(dissenting):
Evidence of fear of grave injury does not automatically equate to fear of such depth and intensity as to amount to heat of passion. See United States v Snyder, 6 USCMA 692, 697, 21 CMR 14, 19 (1956). The question is whether there is sufficient evidence of fear in this record from which the court members could, under proper instructions, find that accused killed in heat of passion caused by provocation that "would have any reasonable tendency to produce . . . uncontrollable . . . [fear] in the ordinary man.” United States v Bellamy, 15 USCMA 617, 620, 36 CMR 115, 118 (1966).
The accused’s own account of his first meeting with Sergeant Harris in the mess hall office leaves no doubt that his fear of injury at the hands of Harris did not generate uncontrollable passion in him. He took the gun from his locker on the basis of a reasoned conclusion that it would provide a suitable means of persuading Harris not to hit him again, if Harris were to attempt to do so. His decision to go to his assigned work area to avoid another charge of unauthorized absence also negates any idea that he was in the throes of an overwhelming emotion. Similarly, the circumstances immediately preceding the accused’s return to the office for the second and fatal encounter contain no hint of a "fear . . . reachpng] that uncontrollable state which will reduce murder to manslaughter.” United States v Desroe, 6 USCMA 681, 691, 21 CMR 3, 13 (1956). Certainly, the accused did not act out of fear when he left his work table in the kitchen to stand in the doorway of the office; nor is fear apparent in his decision to challenge Harris’ version of the first meeting in the office, which he alleged he overheard. Finally, no hint of fear appears in either the language of the question he put to Sergeant Harris as he stood in the doorway of the office, or in the circumstances under which he presented the question.

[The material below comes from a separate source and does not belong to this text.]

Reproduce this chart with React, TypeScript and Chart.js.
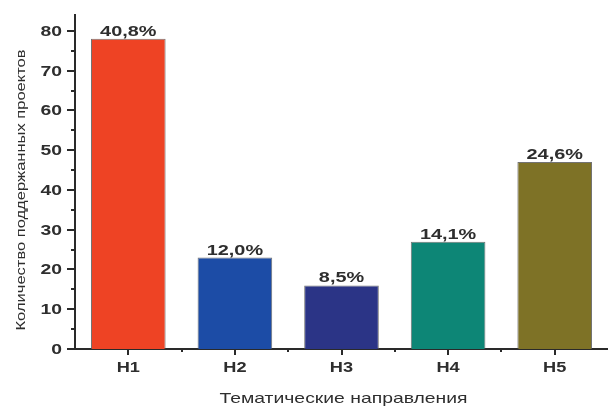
import React, { useEffect, useRef } from "react";
import { Chart, registerables } from "chart.js";

Chart.register(...registerables);

const categories = ["H1", "H2", "H3", "H4", "H5"];
const projectCounts = [78, 23, 16, 27, 47];
const percentLabels = ["40,8%", "12,0%", "8,5%", "14,1%", "24,6%"];
const barColors = ["#EE4324", "#1C4CA6", "#2B3486", "#0D8676", "#7E7226"];
const yTickValues = [0, 10, 20, 30, 40, 50, 60, 70, 80];
const yMinorValues = [5, 15, 25, 35, 45, 55, 65, 75];
const yTitle = "Количество поддержанных проектов";
const xTitle = "Тематические направления";

const AXIS = "#2a2a2a";
const TEXT = "#2e2e2e";
const FONT = "'Liberation Sans', Arial, sans-serif";
const STRETCH = 1.38;

function stretchedText(
  ctx: CanvasRenderingContext2D,
  text: string,
  x: number,
  y: number,
  align: CanvasTextAlign,
  sx: number
) {
  ctx.save();
  ctx.translate(x, y);
  ctx.scale(sx, 1);
  ctx.textAlign = align;
  ctx.textBaseline = "alphabetic";
  ctx.fillText(text, 0, 0);
  ctx.restore();
}

const extrasPlugin = {
  id: "extras",
  afterDraw(chart: any) {
    const ctx: CanvasRenderingContext2D = chart.ctx;
    const xs = chart.scales.x;
    const ys = chart.scales.y;
    const meta = chart.getDatasetMeta(0);
    const left = xs.left;
    const bottom = ys.bottom;
    ctx.save();
    ctx.strokeStyle = AXIS;
    ctx.lineWidth = 2;
    ctx.lineCap = "butt";
    // y ticks
    yTickValues.forEach((v) => {
      const y = Math.round(ys.getPixelForValue(v));
      ctx.beginPath();
      ctx.moveTo(left - 8, y);
      ctx.lineTo(left, y);
      ctx.stroke();
    });
    yMinorValues.forEach((v) => {
      const y = Math.round(ys.getPixelForValue(v));
      ctx.beginPath();
      ctx.moveTo(left - 4, y);
      ctx.lineTo(left, y);
      ctx.stroke();
    });
    // x ticks
    categories.forEach((_, i) => {
      const x = Math.round(xs.getPixelForValue(i));
      ctx.beginPath();
      ctx.moveTo(x, bottom);
      ctx.lineTo(x, bottom + 6);
      ctx.stroke();
      if (i < categories.length - 1) {
        const xm = Math.round((xs.getPixelForValue(i) + xs.getPixelForValue(i + 1)) / 2);
        ctx.beginPath();
        ctx.moveTo(xm, bottom);
        ctx.lineTo(xm, bottom + 3);
        ctx.stroke();
      }
    });

    ctx.fillStyle = TEXT;
    // y tick labels
    ctx.font = `bold 14px ${FONT}`;
    yTickValues.forEach((v) => {
      const y = ys.getPixelForValue(v);
      stretchedText(ctx, String(v), left - 13, y + 5, "right", STRETCH);
    });
    // x tick labels
    categories.forEach((c, i) => {
      stretchedText(ctx, c, xs.getPixelForValue(i), bottom + 23, "center", 1.3);
    });
    // value labels
    meta.data.forEach((bar: any, i: number) => {
      stretchedText(ctx, percentLabels[i], bar.x, bar.y - 3, "center", 1.42);
    });
    // x title
    ctx.font = `15px ${FONT}`;
    stretchedText(ctx, xTitle, (xs.left + xs.right) / 2 + 2, bottom + 54, "center", 1.29);
    // y title (rotated)
    ctx.font = `13px ${FONT}`;
    ctx.save();
    ctx.translate(25, (ys.top + ys.bottom) / 2 + 8);
    ctx.rotate(-Math.PI / 2);
    ctx.scale(1.27, 1);
    ctx.textAlign = "center";
    ctx.textBaseline = "alphabetic";
    ctx.fillText(yTitle, 0, 0);
    ctx.restore();
    ctx.restore();
  },
};

export default function App() {
  const ref = useRef<HTMLCanvasElement | null>(null);
  useEffect(() => {
    document.body.style.margin = "0";
    const chart = new Chart(ref.current as HTMLCanvasElement, {
      type: "bar",
      data: {
        labels: categories,
        datasets: [
          {
            data: projectCounts,
            backgroundColor: barColors,
            borderColor: "rgba(90,90,90,0.85)",
            borderWidth: 1,
            barPercentage: 0.7,
            categoryPercentage: 1,
          },
        ],
      },
      options: {
        responsive: false,
        animation: false,
        layout: { padding: { left: 0, top: 15, right: 0, bottom: 0 } },
        plugins: { legend: { display: false }, tooltip: { enabled: false } },
        scales: {
          x: {
            offset: true,
            grid: { display: false },
            border: { color: AXIS, width: 2 },
            ticks: { display: false },
            afterFit(scale: any) {
              scale.height = 58;
            },
          },
          y: {
            min: 0,
            max: 84,
            ticks: { display: false },
            afterBuildTicks(scale: any) {
              scale.ticks = yTickValues.map((v) => ({ value: v }));
            },
            grid: { display: false },
            border: { color: AXIS, width: 2 },
            afterFit(scale: any) {
              scale.width = 75;
            },
          },
        },
      },
      plugins: [extrasPlugin],
    } as any);
    return () => chart.destroy();
  }, []);
  return (
    <div style={{ width: 608, height: 407 }}>
      <canvas ref={ref} width={608} height={407} />
    </div>
  );
}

We come then to Harris’ movement toward the accused. The accused testified that he saw the baseball bat and he *581believed that if Harris "would come down he could have hit” him. He was "scared” that Harris was going to hit him so, in that instant, he "pulled the gun out and shot” him. Giving this testimony its most expansive effect, it reflects, in my opinion, a "calculated effort to slow up an anticipated attack,” which is an ingredient of self-defense, and does not indicate conduct of one whose "mind [is] befuddled by . . . fear,” the characteristic of heat of passion. United States v Maxie, 9 USCMA 156, 161, 25 CMR 418, 423 (1958). Additionally, I perceive nothing in the evidence to provoke fear of such pervasive and uncontrollable proportions as to "render the mind of a person of ordinary temper incapable of cool reflection.” Id. at 161, 25 CMR at 423!
The accused admitted he knew that Sergeant Harris would not "do anything” if other people were present. He knew several persons were in the office when he decided to apprise them of his version of the earlier encounter with Harris. He also admitted he knew that a desk stood between himself and Harris. True, he maintained that he believed that Harris was "trying to get” him, but in assessing the adequacy of provocation, the question is not how the circumstances appeared to the accused, but how they appeared to a person of ordinary sensibilities. The situation that confronted the accused was like that we considered in United States v Black, 3 USCMA 57, 11 CMR 57 (1953).
In Black, as here, "there were nearby several individuals upon whom the accused could call for assistance; there was present at least one noncommissioned officer charged with the responsibility of maintaining order.” There, as here, the accused purported to be frightened by the movement of the victim, but the victim was killed before he "could make his purpose clear.” Id. at 60, 11 CMR at 60. Thus, Sergeant McGuine testified that Harris was "always talking with something or pointing or waving his hands or something,” and Sergeant Gibby testified that Harris shook the bat as one would "shake your finger.” As in Black, therefore, the movements which the accused asserted generated fear in him were "insufficient to excite in the mind of a reasonable man an uncontrollable passion.” Id. I conclude, therefore, that the trial judge properly denied the defense request for an instruction on voluntary manslaughter. I would affirm the decision of the Court of Military Review.